> **MATERIAL SUPPLIED**:
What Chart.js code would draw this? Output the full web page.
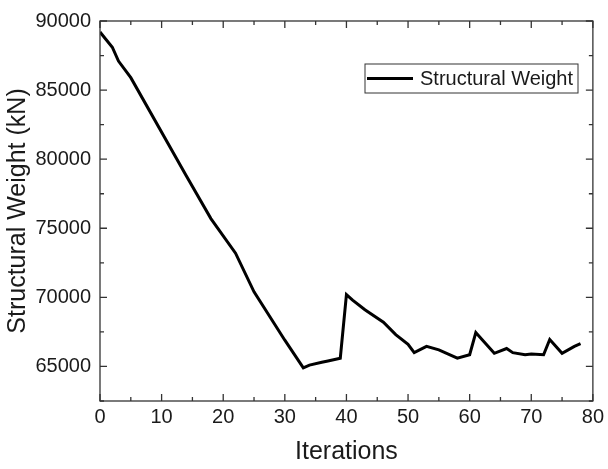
<!DOCTYPE html>
<html>
<head>
<meta charset="utf-8">
<script src="https://cdn.jsdelivr.net/npm/chart.js@4"></script>
<style>
    html, body { margin: 0; padding: 0; background: #fff; }
    #box { width: 608px; height: 469px; }
</style>
</head>
<body>
<div id="box"><canvas id="chartPeso"></canvas></div>
<script>
// dados
const iteracoes = [0, 2, 3, 5, 14, 18, 22, 25, 30, 33, 34, 36, 37, 39, 40, 41, 43, 46, 48, 50, 51, 53, 55, 58, 60, 61, 62, 64, 66, 67, 69, 70, 72, 73, 75, 77, 78];
const pesos = [89200, 88100, 87100, 85900, 78800, 75700, 73200, 70400, 66900, 64900, 65100, 65300, 65400, 65600, 70200, 69800, 69100, 68200, 67300, 66600, 66000, 66450, 66200, 65600, 65850, 67450, 66950, 65950, 66300, 66000, 65850, 65900, 65850, 66950, 65950, 66450, 66650];
const nomeSerie = 'Structural Weight';
const xTicks = [0, 10, 20, 30, 40, 50, 60, 70, 80];
const yTicks = [65000, 70000, 75000, 80000, 85000, 90000];

const corTexto = '#1a1a1a';
const fonte = 'Liberation Sans, Arial, sans-serif';

// moldura, ticks para dentro e legenda
const molduraPlugin = {
    id: 'moldura',
    afterDraw(chart) {
        const ctx = chart.ctx;
        const area = chart.chartArea;
        const sx = chart.scales.x;
        const sy = chart.scales.y;
        ctx.save();
        ctx.strokeStyle = '#333';
        ctx.lineWidth = 1.3;
        ctx.strokeRect(area.left, area.top, area.right - area.left, area.bottom - area.top);

        ctx.beginPath();
        for (let v = sx.min; v <= sx.max; v += 5) {
            const px = sx.getPixelForValue(v);
            const len = (v % 10 === 0) ? 7 : 4;
            ctx.moveTo(px, area.bottom); ctx.lineTo(px, area.bottom - len);
            ctx.moveTo(px, area.top); ctx.lineTo(px, area.top + len);
        }
        for (let v = 62500; v <= sy.max; v += 2500) {
            const py = sy.getPixelForValue(v);
            const len = (v % 5000 === 0) ? 7 : 4;
            ctx.moveTo(area.left, py); ctx.lineTo(area.left + len, py);
            ctx.moveTo(area.right, py); ctx.lineTo(area.right - len, py);
        }
        ctx.stroke();

        // legenda
        const lx = 365, ly = 64, lw = 213, lh = 29;
        ctx.fillStyle = '#fff';
        ctx.fillRect(lx, ly, lw, lh);
        ctx.strokeStyle = '#333';
        ctx.lineWidth = 1;
        ctx.strokeRect(lx, ly, lw, lh);
        ctx.strokeStyle = '#000';
        ctx.lineWidth = 3;
        ctx.beginPath();
        ctx.moveTo(lx + 2, ly + lh / 2);
        ctx.lineTo(lx + 48, ly + lh / 2);
        ctx.stroke();
        ctx.fillStyle = corTexto;
        ctx.font = '20px ' + fonte;
        ctx.textBaseline = 'middle';
        ctx.fillText(nomeSerie, lx + 55, ly + lh / 2 + 1);
        ctx.restore();
    }
};

const ctxPeso = document.getElementById('chartPeso').getContext('2d');
const chartPeso = new Chart(ctxPeso, {
    type: 'line',
    data: {
        datasets: [{
            label: nomeSerie,
            data: iteracoes.map((it, i) => ({ x: it, y: pesos[i] })),
            borderColor: '#000',
            borderWidth: 3,
            pointRadius: 0,
            fill: false,
            tension: 0
        }]
    },
    options: {
        responsive: true,
        maintainAspectRatio: false,
        animation: false,
        layout: {
            padding: { top: 12, right: 10, left: 3, bottom: 2 }
        },
        scales: {
            x: {
                type: 'linear',
                min: 0,
                max: 80,
                afterBuildTicks: (scale) => { scale.ticks = xTicks.map(v => ({ value: v })); },
                grid: { display: false, drawTicks: false },
                border: { display: false },
                ticks: {
                    color: corTexto,
                    font: { family: fonte, size: 20 },
                    padding: 4,
                    maxRotation: 0,
                    callback: (v) => String(v)
                },
                title: {
                    display: true,
                    text: 'Iterations',
                    color: corTexto,
                    font: { family: fonte, size: 25 },
                    padding: { top: 4, bottom: 0 }
                }
            },
            y: {
                min: 62500,
                max: 90000,
                afterBuildTicks: (scale) => { scale.ticks = yTicks.map(v => ({ value: v })); },
                afterFit: (scale) => { scale.width = 97; },
                grid: { display: false, drawTicks: false },
                border: { display: false },
                ticks: {
                    color: corTexto,
                    font: { family: fonte, size: 20 },
                    padding: 9,
                    callback: (v) => String(v)
                },
                title: {
                    display: true,
                    text: 'Structural Weight (kN)',
                    color: corTexto,
                    font: { family: fonte, size: 25 },
                    padding: { top: 0, bottom: 1 }
                }
            }
        },
        plugins: {
            legend: { display: false },
            tooltip: { enabled: false }
        }
    },
    plugins: [molduraPlugin]
});
</script>
</body>
</html>
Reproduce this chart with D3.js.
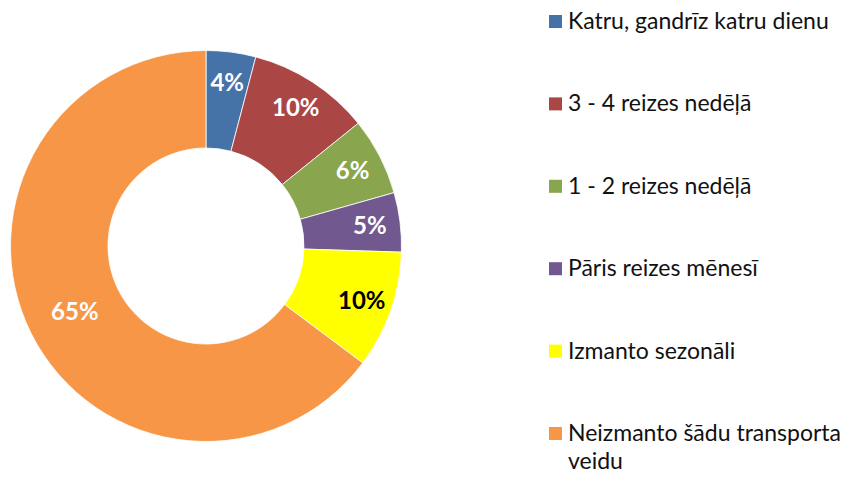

> **DIRECTIVE**:
Transcribe every record above exactly, leaving out the pictures.

> **THE ANSWER**:
What Chart.js code would draw this? Output the full web page.
<!DOCTYPE html>
<html>
<head>
<meta charset="utf-8">
<script src="https://cdn.jsdelivr.net/npm/chart.js@4"></script>
<style>
    html, body { margin: 0; padding: 0; background: #fff; }
    #box { width: 608px; height: 469px; }
</style>
</head>
<body>
<div id="box"><canvas id="chartPeso"></canvas></div>
<script>
// dados
const iteracoes = [0, 2, 3, 5, 14, 18, 22, 25, 30, 33, 34, 36, 37, 39, 40, 41, 43, 46, 48, 50, 51, 53, 55, 58, 60, 61, 62, 64, 66, 67, 69, 70, 72, 73, 75, 77, 78];
const pesos = [89200, 88100, 87100, 85900, 78800, 75700, 73200, 70400, 66900, 64900, 65100, 65300, 65400, 65600, 70200, 69800, 69100, 68200, 67300, 66600, 66000, 66450, 66200, 65600, 65850, 67450, 66950, 65950, 66300, 66000, 65850, 65900, 65850, 66950, 65950, 66450, 66650];
const nomeSerie = 'Structural Weight';
const xTicks = [0, 10, 20, 30, 40, 50, 60, 70, 80];
const yTicks = [65000, 70000, 75000, 80000, 85000, 90000];

const corTexto = '#1a1a1a';
const fonte = 'Liberation Sans, Arial, sans-serif';

// moldura, ticks para dentro e legenda
const molduraPlugin = {
    id: 'moldura',
    afterDraw(chart) {
        const ctx = chart.ctx;
        const area = chart.chartArea;
        const sx = chart.scales.x;
        const sy = chart.scales.y;
        ctx.save();
        ctx.strokeStyle = '#333';
        ctx.lineWidth = 1.3;
        ctx.strokeRect(area.left, area.top, area.right - area.left, area.bottom - area.top);

        ctx.beginPath();
        for (let v = sx.min; v <= sx.max; v += 5) {
            const px = sx.getPixelForValue(v);
            const len = (v % 10 === 0) ? 7 : 4;
            ctx.moveTo(px, area.bottom); ctx.lineTo(px, area.bottom - len);
            ctx.moveTo(px, area.top); ctx.lineTo(px, area.top + len);
        }
        for (let v = 62500; v <= sy.max; v += 2500) {
            const py = sy.getPixelForValue(v);
            const len = (v % 5000 === 0) ? 7 : 4;
            ctx.moveTo(area.left, py); ctx.lineTo(area.left + len, py);
            ctx.moveTo(area.right, py); ctx.lineTo(area.right - len, py);
        }
        ctx.stroke();

        // legenda
        const lx = 365, ly = 64, lw = 213, lh = 29;
        ctx.fillStyle = '#fff';
        ctx.fillRect(lx, ly, lw, lh);
        ctx.strokeStyle = '#333';
        ctx.lineWidth = 1;
        ctx.strokeRect(lx, ly, lw, lh);
        ctx.strokeStyle = '#000';
        ctx.lineWidth = 3;
        ctx.beginPath();
        ctx.moveTo(lx + 2, ly + lh / 2);
        ctx.lineTo(lx + 48, ly + lh / 2);
        ctx.stroke();
        ctx.fillStyle = corTexto;
        ctx.font = '20px ' + fonte;
        ctx.textBaseline = 'middle';
        ctx.fillText(nomeSerie, lx + 55, ly + lh / 2 + 1);
        ctx.restore();
    }
};

const ctxPeso = document.getElementById('chartPeso').getContext('2d');
const chartPeso = new Chart(ctxPeso, {
    type: 'line',
    data: {
        datasets: [{
            label: nomeSerie,
            data: iteracoes.map((it, i) => ({ x: it, y: pesos[i] })),
            borderColor: '#000',
            borderWidth: 3,
            pointRadius: 0,
            fill: false,
            tension: 0
        }]
    },
    options: {
        responsive: true,
        maintainAspectRatio: false,
        animation: false,
        layout: {
            padding: { top: 12, right: 10, left: 3, bottom: 2 }
        },
        scales: {
            x: {
                type: 'linear',
                min: 0,
                max: 80,
                afterBuildTicks: (scale) => { scale.ticks = xTicks.map(v => ({ value: v })); },
                grid: { display: false, drawTicks: false },
                border: { display: false },
                ticks: {
                    color: corTexto,
                    font: { family: fonte, size: 20 },
                    padding: 4,
                    maxRotation: 0,
                    callback: (v) => String(v)
                },
                title: {
                    display: true,
                    text: 'Iterations',
                    color: corTexto,
                    font: { family: fonte, size: 25 },
                    padding: { top: 4, bottom: 0 }
                }
            },
            y: {
                min: 62500,
                max: 90000,
                afterBuildTicks: (scale) => { scale.ticks = yTicks.map(v => ({ value: v })); },
                afterFit: (scale) => { scale.width = 97; },
                grid: { display: false, drawTicks: false },
                border: { display: false },
                ticks: {
                    color: corTexto,
                    font: { family: fonte, size: 20 },
                    padding: 9,
                    callback: (v) => String(v)
                },
                title: {
                    display: true,
                    text: 'Structural Weight (kN)',
                    color: corTexto,
                    font: { family: fonte, size: 25 },
                    padding: { top: 0, bottom: 1 }
                }
            }
        },
        plugins: {
            legend: { display: false },
            tooltip: { enabled: false }
        }
    },
    plugins: [molduraPlugin]
});
</script>
</body>
</html>
Reproduce this chart with D3.js.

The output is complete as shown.